Students of the subject are well aware that the tradition of
ancient pre-Christian rites and ceremonies lingered on in the East
long after they had been banished by the more practical genius of the
West. It may well prove that so far from the Grail story being a
reminiscence of the Byzantine rite, that rite itself has been affected
by a ritual of which the Grail legend preserves a fragmentary record.
In my view a Christian origin for Lance and Cup, as associated
symbols, has not been made out; still less can it be postulated for
Lance and Cup as members of an extended group, including Dish, Sword,
and Stone.
On this point Professor Brown's attempt to find in Irish tradition the
origin of the Grail symbols is distinctly more satisfactory.[5]

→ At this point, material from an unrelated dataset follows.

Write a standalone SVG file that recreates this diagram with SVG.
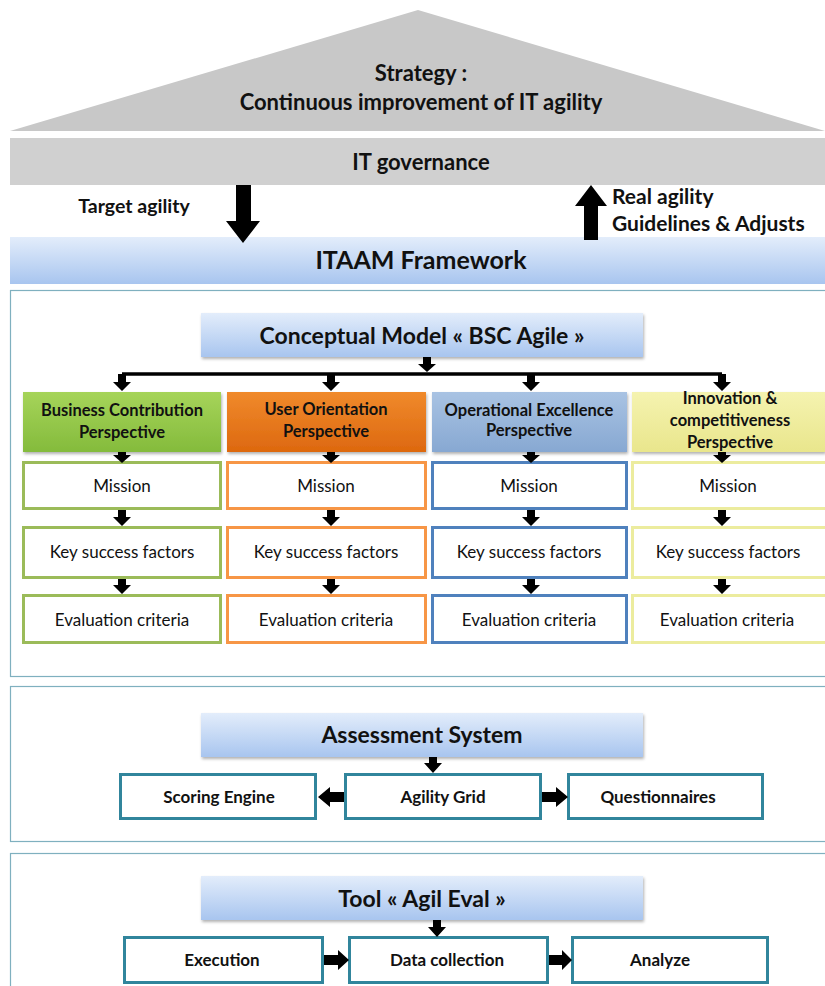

I cannot accept as decisive the solution proposed, which seems to me
to be open to much the same criticism as that which would find in the
Lance the Lance of Longinus--both are occupied with details, rather
than with ensemble; both would find their justification as offering
evidence of accretion, rather than of origin; neither can provide us
with the required mise-en-scene.
But Professor Brown's theory is the more sound in that he is really
dealing with a group of associated symbols; in his view Lance and
Grail alike belong to the treasures of the Tuatha de Danann (that
legendary race of Irish ancestors, who were at once gods and kings),
and therefore ab initio belong together.